| Collected material |
──────────────────────────────
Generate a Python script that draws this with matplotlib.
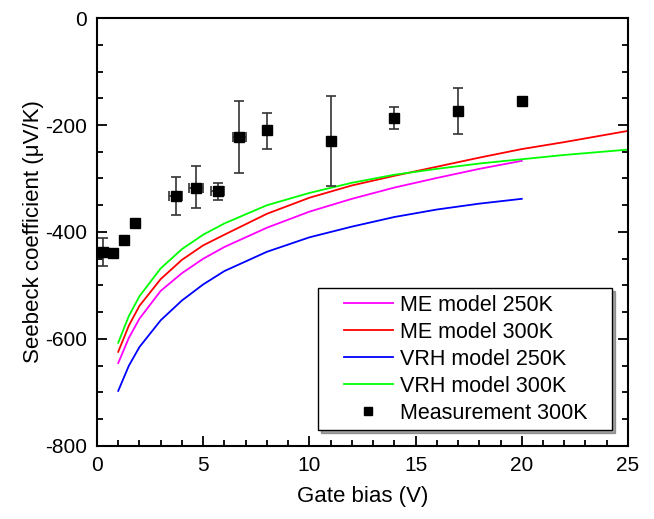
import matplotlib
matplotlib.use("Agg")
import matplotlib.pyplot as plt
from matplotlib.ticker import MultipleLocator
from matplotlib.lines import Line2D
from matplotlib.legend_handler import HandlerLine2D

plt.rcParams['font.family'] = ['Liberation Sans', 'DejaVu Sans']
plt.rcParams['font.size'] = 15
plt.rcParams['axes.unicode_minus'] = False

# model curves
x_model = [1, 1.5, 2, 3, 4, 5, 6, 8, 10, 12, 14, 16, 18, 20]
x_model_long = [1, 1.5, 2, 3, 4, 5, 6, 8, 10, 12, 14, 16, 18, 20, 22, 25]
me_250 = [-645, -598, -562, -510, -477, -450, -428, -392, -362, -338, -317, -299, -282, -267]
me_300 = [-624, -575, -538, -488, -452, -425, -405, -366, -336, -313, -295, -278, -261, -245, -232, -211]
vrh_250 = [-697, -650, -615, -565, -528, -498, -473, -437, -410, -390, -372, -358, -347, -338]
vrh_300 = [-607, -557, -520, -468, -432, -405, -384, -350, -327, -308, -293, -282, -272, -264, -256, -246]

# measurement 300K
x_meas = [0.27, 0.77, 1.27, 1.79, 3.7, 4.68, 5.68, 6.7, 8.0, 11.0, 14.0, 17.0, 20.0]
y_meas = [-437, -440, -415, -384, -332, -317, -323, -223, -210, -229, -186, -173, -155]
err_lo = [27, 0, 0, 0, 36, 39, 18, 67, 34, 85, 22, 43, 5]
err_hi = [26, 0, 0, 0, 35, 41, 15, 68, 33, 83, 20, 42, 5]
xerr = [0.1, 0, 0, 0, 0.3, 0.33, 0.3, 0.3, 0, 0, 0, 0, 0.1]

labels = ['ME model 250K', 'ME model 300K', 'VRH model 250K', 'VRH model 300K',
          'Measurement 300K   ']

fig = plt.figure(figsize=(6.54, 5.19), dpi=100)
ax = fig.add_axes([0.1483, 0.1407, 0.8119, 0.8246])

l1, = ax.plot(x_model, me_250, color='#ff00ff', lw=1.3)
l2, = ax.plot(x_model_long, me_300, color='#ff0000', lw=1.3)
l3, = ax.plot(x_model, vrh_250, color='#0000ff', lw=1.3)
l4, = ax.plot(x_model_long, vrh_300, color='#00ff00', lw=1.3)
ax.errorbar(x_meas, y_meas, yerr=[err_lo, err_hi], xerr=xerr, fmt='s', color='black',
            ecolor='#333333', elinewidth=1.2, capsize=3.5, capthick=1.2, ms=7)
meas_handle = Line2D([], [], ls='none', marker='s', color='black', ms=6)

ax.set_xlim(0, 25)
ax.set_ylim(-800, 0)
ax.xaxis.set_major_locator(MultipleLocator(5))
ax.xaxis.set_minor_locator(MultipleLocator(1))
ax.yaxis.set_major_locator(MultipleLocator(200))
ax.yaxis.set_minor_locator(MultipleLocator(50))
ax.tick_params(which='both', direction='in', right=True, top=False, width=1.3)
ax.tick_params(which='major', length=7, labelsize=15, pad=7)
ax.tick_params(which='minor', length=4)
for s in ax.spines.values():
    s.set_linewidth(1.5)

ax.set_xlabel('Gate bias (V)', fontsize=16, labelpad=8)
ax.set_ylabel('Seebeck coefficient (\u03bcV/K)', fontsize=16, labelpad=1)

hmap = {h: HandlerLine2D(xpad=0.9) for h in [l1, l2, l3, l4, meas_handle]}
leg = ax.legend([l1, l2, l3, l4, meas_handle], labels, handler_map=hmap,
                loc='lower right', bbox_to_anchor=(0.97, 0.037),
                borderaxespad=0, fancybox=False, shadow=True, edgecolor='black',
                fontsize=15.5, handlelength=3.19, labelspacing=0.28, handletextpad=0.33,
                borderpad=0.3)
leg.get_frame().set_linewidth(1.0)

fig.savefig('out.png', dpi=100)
──────────────────────────────
Return each line of the data, keeping its wording exact and omitting pictures.

Generate a Python script that draws this with matplotlib.
import matplotlib
matplotlib.use("Agg")
import matplotlib.pyplot as plt
from matplotlib.ticker import MultipleLocator
from matplotlib.lines import Line2D
from matplotlib.legend_handler import HandlerLine2D

plt.rcParams['font.family'] = ['Liberation Sans', 'DejaVu Sans']
plt.rcParams['font.size'] = 15
plt.rcParams['axes.unicode_minus'] = False

# model curves
x_model = [1, 1.5, 2, 3, 4, 5, 6, 8, 10, 12, 14, 16, 18, 20]
x_model_long = [1, 1.5, 2, 3, 4, 5, 6, 8, 10, 12, 14, 16, 18, 20, 22, 25]
me_250 = [-645, -598, -562, -510, -477, -450, -428, -392, -362, -338, -317, -299, -282, -267]
me_300 = [-624, -575, -538, -488, -452, -425, -405, -366, -336, -313, -295, -278, -261, -245, -232, -211]
vrh_250 = [-697, -650, -615, -565, -528, -498, -473, -437, -410, -390, -372, -358, -347, -338]
vrh_300 = [-607, -557, -520, -468, -432, -405, -384, -350, -327, -308, -293, -282, -272, -264, -256, -246]

# measurement 300K
x_meas = [0.27, 0.77, 1.27, 1.79, 3.7, 4.68, 5.68, 6.7, 8.0, 11.0, 14.0, 17.0, 20.0]
y_meas = [-437, -440, -415, -384, -332, -317, -323, -223, -210, -229, -186, -173, -155]
err_lo = [27, 0, 0, 0, 36, 39, 18, 67, 34, 85, 22, 43, 5]
err_hi = [26, 0, 0, 0, 35, 41, 15, 68, 33, 83, 20, 42, 5]
xerr = [0.1, 0, 0, 0, 0.3, 0.33, 0.3, 0.3, 0, 0, 0, 0, 0.1]

labels = ['ME model 250K', 'ME model 300K', 'VRH model 250K', 'VRH model 300K',
          'Measurement 300K   ']

fig = plt.figure(figsize=(6.54, 5.19), dpi=100)
ax = fig.add_axes([0.1483, 0.1407, 0.8119, 0.8246])

l1, = ax.plot(x_model, me_250, color='#ff00ff', lw=1.3)
l2, = ax.plot(x_model_long, me_300, color='#ff0000', lw=1.3)
l3, = ax.plot(x_model, vrh_250, color='#0000ff', lw=1.3)
l4, = ax.plot(x_model_long, vrh_300, color='#00ff00', lw=1.3)
ax.errorbar(x_meas, y_meas, yerr=[err_lo, err_hi], xerr=xerr, fmt='s', color='black',
            ecolor='#333333', elinewidth=1.2, capsize=3.5, capthick=1.2, ms=7)
meas_handle = Line2D([], [], ls='none', marker='s', color='black', ms=6)

ax.set_xlim(0, 25)
ax.set_ylim(-800, 0)
ax.xaxis.set_major_locator(MultipleLocator(5))
ax.xaxis.set_minor_locator(MultipleLocator(1))
ax.yaxis.set_major_locator(MultipleLocator(200))
ax.yaxis.set_minor_locator(MultipleLocator(50))
ax.tick_params(which='both', direction='in', right=True, top=False, width=1.3)
ax.tick_params(which='major', length=7, labelsize=15, pad=7)
ax.tick_params(which='minor', length=4)
for s in ax.spines.values():
    s.set_linewidth(1.5)

ax.set_xlabel('Gate bias (V)', fontsize=16, labelpad=8)
ax.set_ylabel('Seebeck coefficient (\u03bcV/K)', fontsize=16, labelpad=1)

hmap = {h: HandlerLine2D(xpad=0.9) for h in [l1, l2, l3, l4, meas_handle]}
leg = ax.legend([l1, l2, l3, l4, meas_handle], labels, handler_map=hmap,
                loc='lower right', bbox_to_anchor=(0.97, 0.037),
                borderaxespad=0, fancybox=False, shadow=True, edgecolor='black',
                fontsize=15.5, handlelength=3.19, labelspacing=0.28, handletextpad=0.33,
                borderpad=0.3)
leg.get_frame().set_linewidth(1.0)

fig.savefig('out.png', dpi=100)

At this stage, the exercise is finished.